STATEN ISLAND — The state will study why the borough has the highest rates of cancer in the city.
The effort is part of a $500,000 program announced by Gov. Andrew Cuomo on Wednesday to investigate the patterns and potential causes for high rates of cancer in four areas across the state.
The study, which will be conducted by the state's Department of Health with consultation from the Department of Environmental Conservation, will look through cancer data to find potential demographic, occupational and environmental issues that leads to the elevated rates.
Staten Island was chosen as part of the study because it has the highest rate of cancer in the city.
The rate per 100,000 people in the borough was 569 for men in 2014 and 486.7 for women, according to the state DOH.
The Bronx had a rate of 544.3 for men and 401.9 for women; Brooklyn had 511.3 for men and 414.2 for women; and Manhattan had 511.4 for men and 431.4 for women. Queens had the lowest rate in the city with a rate of 487.5 per 100,000 people for men and 399.1 for women.
Lawmakers have previously called on the city to study potential health impacts of Fresh Kills dump on residents after statistics showed the borough had higher rates of cancer and several birth defects than the rest of the city.

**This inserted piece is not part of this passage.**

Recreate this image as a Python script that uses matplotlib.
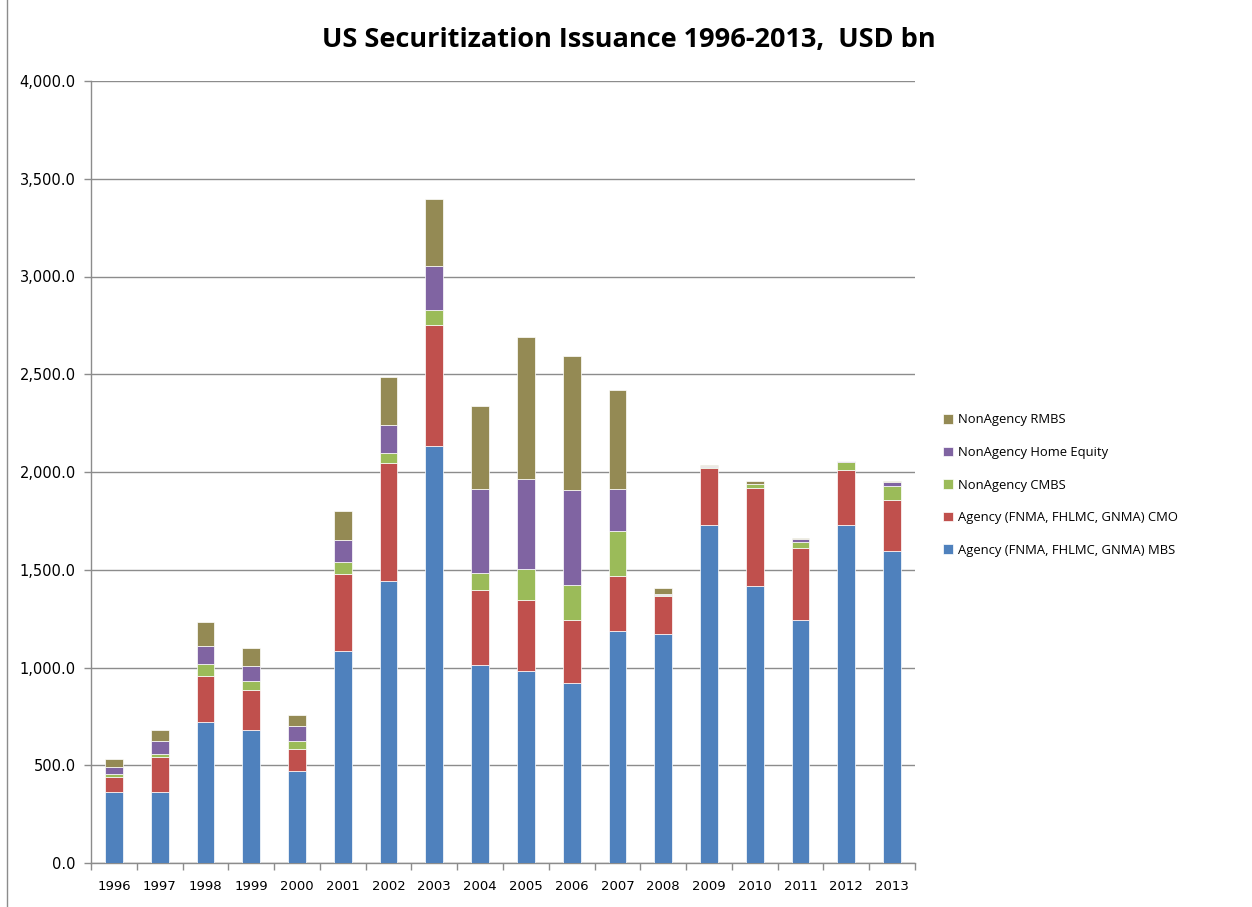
import matplotlib
matplotlib.use("Agg")
import matplotlib.pyplot as plt
import numpy as np
from matplotlib.ticker import FuncFormatter, MultipleLocator, FixedLocator

years = ["1996", "1997", "1998", "1999", "2000", "2001", "2002", "2003", "2004",
         "2005", "2006", "2007", "2008", "2009", "2010", "2011", "2012", "2013"]
agency_mbs = [365, 365, 723, 682, 469, 1085, 1443, 2132, 1015, 983, 919, 1185, 1170, 1730, 1415, 1241, 1730, 1595]
agency_cmo = [76, 176, 232, 203, 113, 392, 602, 620, 380, 362, 323, 281, 197, 290, 503, 370, 280, 260]
nonagency_cmbs = [16, 15, 61, 48, 42, 64, 50, 75, 89, 160, 181, 232, 2, 8, 19, 33, 43, 75]
nonagency_he = [36, 68, 92, 76, 78, 112, 146, 226, 427, 458, 483, 215, 5, 2, 3, 11, 2, 19]
nonagency_rmbs = [39, 56, 126, 92, 55, 146, 244, 342, 428, 725, 688, 507, 32, 7, 14, 5, 3, 7]

series = [
    ("Agency (FNMA, FHLMC, GNMA) MBS", agency_mbs, "#4F81BD"),
    ("Agency (FNMA, FHLMC, GNMA) CMO", agency_cmo, "#C0504D"),
    ("NonAgency CMBS", nonagency_cmbs, "#9BBB59"),
    ("NonAgency Home Equity", nonagency_he, "#8064A2"),
    ("NonAgency RMBS", nonagency_rmbs, "#948A54"),
]

W, H = 1252, 907
fig = plt.figure(figsize=(W / 100, H / 100), dpi=100)
ax = fig.add_axes([91 / W, 1 - 863 / H, (915 - 91) / W, (863 - 81) / H])

x = np.arange(len(years))
bottom = np.zeros(len(years))
handles = []
for name, vals, col in series:
    v = np.array(vals, dtype=float)
    b = ax.bar(x, v, width=0.39, bottom=bottom, color=col, edgecolor="white",
               linewidth=0.5, label=name, zorder=3)
    handles.append(b)
    bottom += v

ax.set_xlim(-0.5, len(years) - 0.5)
ax.set_ylim(0, 4000)
ax.yaxis.set_major_locator(MultipleLocator(500))
ax.yaxis.set_major_formatter(FuncFormatter(lambda v, p: f"{v:,.1f}"))
ax.grid(axis="y", color="#8C8C8C", linewidth=1.0, zorder=0)

ax.set_xticks(x)
ax.set_xticklabels(years)
ax.xaxis.set_minor_locator(FixedLocator(np.arange(-0.5, len(years), 1.0)))
ax.tick_params(axis="x", which="major", length=0, labelsize=9.5, pad=12, colors="black")
ax.tick_params(axis="x", which="minor", length=5, color="#8C8C8C", width=1)
ax.tick_params(axis="y", which="major", length=5, color="#8C8C8C", width=1,
               labelsize=10.5, pad=6)

for s in ["top", "right"]:
    ax.spines[s].set_visible(False)
for s in ["left", "bottom"]:
    ax.spines[s].set_color("#8C8C8C")
    ax.spines[s].set_linewidth(1)

fig.text(629 / W, 1 - 40 / H, "US Securitization Issuance 1996-2013,  USD bn",
         ha="center", va="center", fontsize=19.5, fontweight="bold",
         family="Open Sans")

leg = fig.legend(handles[::-1], [s[0] for s in series][::-1],
                 loc="center left", bbox_to_anchor=(931 / W, 1 - 485 / H),
                 frameon=False, labelspacing=1.5,
                 handlelength=0.75, handleheight=0.75, handletextpad=0.4,
                 prop={"family": "Open Sans", "size": 9.4})

# left border line of the chart frame
fig.add_artist(plt.Line2D([7 / W, 7 / W], [0, 1], color="#8C8C8C", linewidth=1,
                          transform=fig.transFigure))

fig.savefig("out.png", dpi=100, facecolor="white")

"A cancer diagnosis is the last thing anyone wants to hear from their doctor, and in order for New York to continue providing the very best care to help stomp out this deadly disease, we need to invest in necessary research and development to improve the way provide care," Cuomo said in a statement.
Aside from Staten Island, the state will also study Erie County, Long Island and Warren County, which has the highest rates of cancer in the state. The study's expected to be finished in one year, Cuomo said.